Truth, Beauty, Erudition – choose one
Coming up with Back matter Essay titles is hard to do, but damn if it isn’t fun. HEADSPACE had ‘Brain Waves’ and CHUM had ‘Get In the Fucking Sea’ [which always made me smile]. And this has the above, which I am still happy with – which is the main test to pass.
These pages will just be me being truthful, unpacking my head a little, and connecting with you personally [I hope]. This one was fun to write.
But then you get to turn the page and see Sami Kivela draw Philip K Dick and you know all is right in the world. This pin up is so gorgeous, I’d already preordered it from Sami before he even drew it. It’s my favourite author, and my favourite artist, jamming together, in a book that’s my best thing so far. I needed this in my life, and it’s already proudly on my office wall. I’d told him about the essay series we were thinking of doing, and hit him up to do a spot illo for it, Sean Phillips style, and he just dominated it.
The fact it’s followed by a Jam Session between me and longtime top mate Dan Hill is just pure candy in my pocket. I love chatting to Dan about stuff, he always makes me smarter, and I love doing these, so the whole back matter selection just fills me with gleeful joy.
Then there’s THE TRUTH page, which was a dumb idea I had, that Sami didn’t have time to execute – and then we did it anyway :]
I’ve made this page completely non-essential to the narrative, but gee it slips a lot of little hints in there you might like to further enjoy this world we’ve built. These newspapers are ‘in world’ items showcased here for us all to look at and enjoy, but also to study. Each story is picked for a specific reason, and they’ve been crazy fun to write.

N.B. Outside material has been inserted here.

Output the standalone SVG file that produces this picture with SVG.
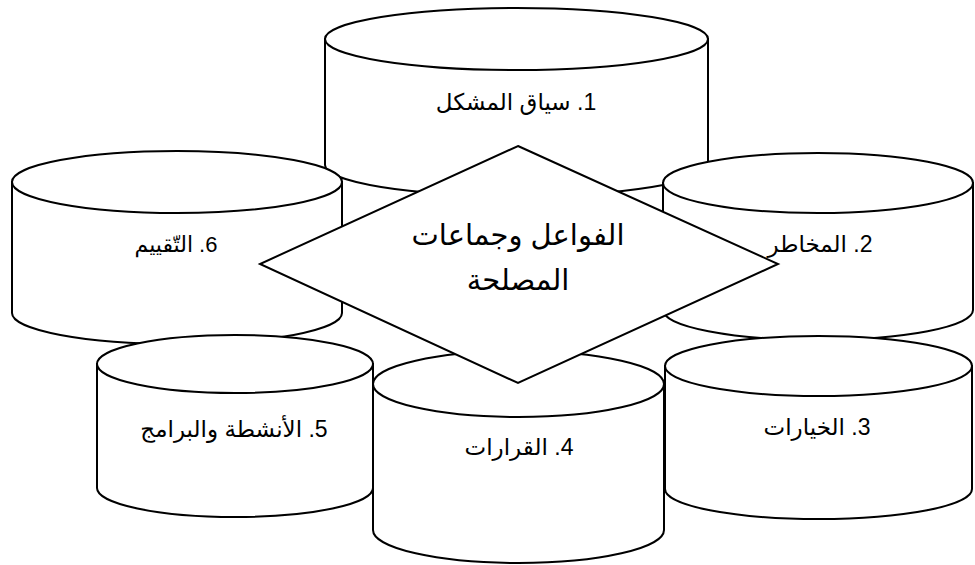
<svg xmlns="http://www.w3.org/2000/svg" width="975" height="565" viewBox="0 0 975 565">
<style>
.s{fill:#fff;stroke:#000;stroke-width:2;stroke-linejoin:miter}
.t{font-family:'Liberation Sans','DejaVu Sans',sans-serif;font-size:23px;fill:#000;text-anchor:middle;direction:rtl}
.d{font-size:29px}
</style>
<rect width="975" height="565" fill="#fff"/>
<g id="node-1">
<path class="s" d="M325,39 L325,165 A191.5,31 0 0 0 708,165 L708,39 Z"/>
<ellipse class="s" cx="516.5" cy="39" rx="191.5" ry="31"/>
<text class="t" x="516" y="110" direction="rtl">1. سياق المشكل</text>
</g>
<g id="node-6">
<path class="s" d="M12,182 L12,313 A165,31 0 0 0 342,313 L342,182 Z"/>
<ellipse class="s" cx="177" cy="182" rx="165" ry="31"/>
<text class="t" x="176" y="252" direction="rtl" style="font-size:22px">6. التّقييم</text>
</g>
<g id="node-2">
<path class="s" d="M663,183 L663,310 A155,30 0 0 0 973,310 L973,183 Z"/>
<ellipse class="s" cx="818" cy="183" rx="155" ry="30"/>
<text class="t" x="820" y="252" direction="rtl">2. المخاطر</text>
</g>
<g id="node-3">
<path class="s" d="M665,366 L665,489 A153.5,30 0 0 0 972,489 L972,366 Z"/>
<ellipse class="s" cx="818.5" cy="366" rx="153.5" ry="30"/>
<text class="t" x="817" y="435" direction="rtl">3. الخيارات</text>
</g>
<g id="node-5">
<path class="s" d="M97,364 L97,488 A138,29 0 0 0 373,488 L373,364 Z"/>
<ellipse class="s" cx="235" cy="364" rx="138" ry="29"/>
<text class="t" x="234" y="437" direction="rtl">5. الأنشطة والبرامج</text>
</g>
<g id="node-4">
<path class="s" d="M373,384 L373,530 A145.5,33 0 0 0 664,530 L664,384 Z"/>
<ellipse class="s" cx="518.5" cy="384" rx="145.5" ry="33"/>
<text class="t" x="519" y="455" direction="rtl">4. القرارات</text>
</g>
<g id="node-center">
<polygon class="s" points="518,146 778,264 518,383 260,264"/>
<text class="t d" x="518" y="245" direction="rtl">الفواعل وجماعات</text>
<text class="t d" x="518" y="290" direction="rtl">المصلحة</text>
</g>
<g id="connectors"/>
</svg>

And that’s the comic. If you picked it up, thank you. If you enjoyed it, well, thank you muchly. If you’ve told your mates, shared the good word, lent it out to a mate – that’s the good work from on high you deliver, praise be.
This comic is a work of passion, and it exists because the creative team is committed to making comics. We love that you wanna read comics, and read about comics, too. Thanks, and we’ll see you in 4 weeks for #2 – the opening pages are just dynamite.